*What you have to do*. Copy each line of the data below with the word "this".

*Records shown*.
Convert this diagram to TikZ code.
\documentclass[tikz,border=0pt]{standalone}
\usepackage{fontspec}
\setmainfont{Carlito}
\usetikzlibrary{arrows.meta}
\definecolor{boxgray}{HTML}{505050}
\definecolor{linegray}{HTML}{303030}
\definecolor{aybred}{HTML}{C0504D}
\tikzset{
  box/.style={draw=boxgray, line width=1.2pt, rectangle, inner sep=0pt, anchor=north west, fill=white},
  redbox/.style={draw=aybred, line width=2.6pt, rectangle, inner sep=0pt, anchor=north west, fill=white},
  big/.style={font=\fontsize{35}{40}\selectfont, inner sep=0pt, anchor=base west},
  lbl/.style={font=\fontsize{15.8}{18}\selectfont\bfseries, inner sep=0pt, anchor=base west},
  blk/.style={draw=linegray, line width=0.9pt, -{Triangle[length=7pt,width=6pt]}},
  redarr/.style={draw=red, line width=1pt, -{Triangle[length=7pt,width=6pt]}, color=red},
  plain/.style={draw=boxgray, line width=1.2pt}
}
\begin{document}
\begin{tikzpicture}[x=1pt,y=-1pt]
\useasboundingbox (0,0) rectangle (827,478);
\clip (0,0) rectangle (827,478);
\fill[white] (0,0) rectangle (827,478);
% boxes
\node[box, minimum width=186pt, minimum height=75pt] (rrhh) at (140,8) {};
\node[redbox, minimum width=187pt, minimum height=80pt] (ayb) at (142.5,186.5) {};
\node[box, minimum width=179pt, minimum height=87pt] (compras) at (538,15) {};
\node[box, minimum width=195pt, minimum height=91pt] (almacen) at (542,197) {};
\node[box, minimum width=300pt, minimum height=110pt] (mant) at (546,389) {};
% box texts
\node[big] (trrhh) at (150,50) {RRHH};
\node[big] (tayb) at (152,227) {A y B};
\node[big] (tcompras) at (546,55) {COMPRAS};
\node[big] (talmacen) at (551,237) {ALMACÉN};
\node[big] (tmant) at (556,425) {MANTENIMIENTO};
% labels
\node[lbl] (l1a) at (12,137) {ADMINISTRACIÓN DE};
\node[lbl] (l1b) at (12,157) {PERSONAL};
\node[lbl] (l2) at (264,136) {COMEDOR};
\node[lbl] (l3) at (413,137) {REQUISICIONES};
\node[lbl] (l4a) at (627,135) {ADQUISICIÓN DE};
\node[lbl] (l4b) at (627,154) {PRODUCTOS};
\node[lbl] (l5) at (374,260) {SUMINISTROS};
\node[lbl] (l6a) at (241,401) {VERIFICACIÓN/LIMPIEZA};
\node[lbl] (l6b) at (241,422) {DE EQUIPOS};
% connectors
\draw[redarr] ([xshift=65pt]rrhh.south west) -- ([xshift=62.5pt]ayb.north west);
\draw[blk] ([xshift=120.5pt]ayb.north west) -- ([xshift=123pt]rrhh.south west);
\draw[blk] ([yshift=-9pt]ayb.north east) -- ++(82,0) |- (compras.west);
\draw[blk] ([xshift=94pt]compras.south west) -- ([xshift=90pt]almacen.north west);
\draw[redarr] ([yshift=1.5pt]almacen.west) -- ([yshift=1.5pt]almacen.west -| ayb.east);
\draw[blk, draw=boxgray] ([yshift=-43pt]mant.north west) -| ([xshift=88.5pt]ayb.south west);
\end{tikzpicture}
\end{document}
...
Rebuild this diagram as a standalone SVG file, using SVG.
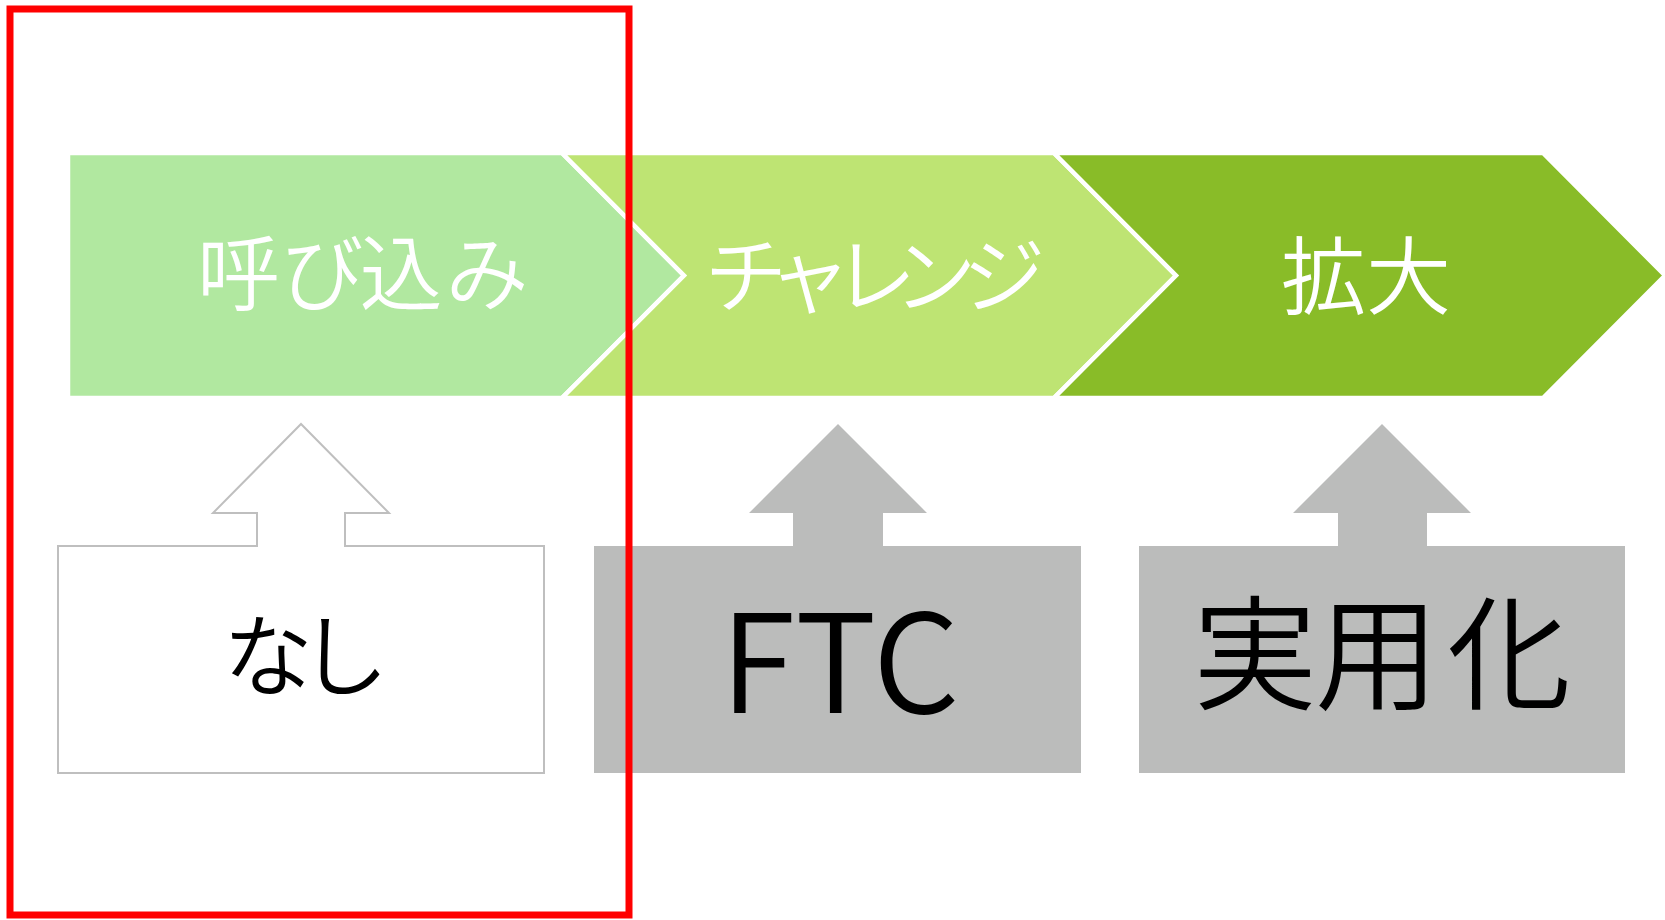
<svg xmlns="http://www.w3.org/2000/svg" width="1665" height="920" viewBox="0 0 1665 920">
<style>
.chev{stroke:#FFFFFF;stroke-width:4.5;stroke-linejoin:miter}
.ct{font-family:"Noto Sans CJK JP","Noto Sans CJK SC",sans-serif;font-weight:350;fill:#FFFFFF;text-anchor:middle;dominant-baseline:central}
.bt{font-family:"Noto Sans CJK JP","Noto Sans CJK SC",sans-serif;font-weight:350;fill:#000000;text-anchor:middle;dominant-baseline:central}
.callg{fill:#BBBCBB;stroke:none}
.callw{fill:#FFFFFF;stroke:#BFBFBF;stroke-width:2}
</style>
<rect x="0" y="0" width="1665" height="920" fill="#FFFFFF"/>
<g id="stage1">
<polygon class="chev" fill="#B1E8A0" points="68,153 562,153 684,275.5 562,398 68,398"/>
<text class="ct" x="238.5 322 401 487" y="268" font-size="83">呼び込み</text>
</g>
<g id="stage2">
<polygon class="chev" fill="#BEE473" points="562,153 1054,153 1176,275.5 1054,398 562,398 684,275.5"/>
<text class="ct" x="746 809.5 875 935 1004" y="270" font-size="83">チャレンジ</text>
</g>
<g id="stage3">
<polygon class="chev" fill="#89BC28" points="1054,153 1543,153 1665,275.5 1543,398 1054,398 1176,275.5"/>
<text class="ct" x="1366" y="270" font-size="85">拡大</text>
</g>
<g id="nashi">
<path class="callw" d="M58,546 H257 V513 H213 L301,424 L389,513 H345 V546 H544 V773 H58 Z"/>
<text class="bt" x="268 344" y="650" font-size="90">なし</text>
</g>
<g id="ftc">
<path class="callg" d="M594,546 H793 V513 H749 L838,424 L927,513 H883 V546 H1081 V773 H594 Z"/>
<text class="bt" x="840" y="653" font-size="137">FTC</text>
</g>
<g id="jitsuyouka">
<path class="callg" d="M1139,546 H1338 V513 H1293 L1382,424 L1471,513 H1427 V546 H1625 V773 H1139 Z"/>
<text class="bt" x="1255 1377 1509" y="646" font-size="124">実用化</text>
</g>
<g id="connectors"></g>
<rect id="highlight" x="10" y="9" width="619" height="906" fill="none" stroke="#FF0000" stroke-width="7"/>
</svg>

*Solution*.
Convert this diagram to TikZ code.
Rebuild this diagram as a standalone SVG file, using SVG.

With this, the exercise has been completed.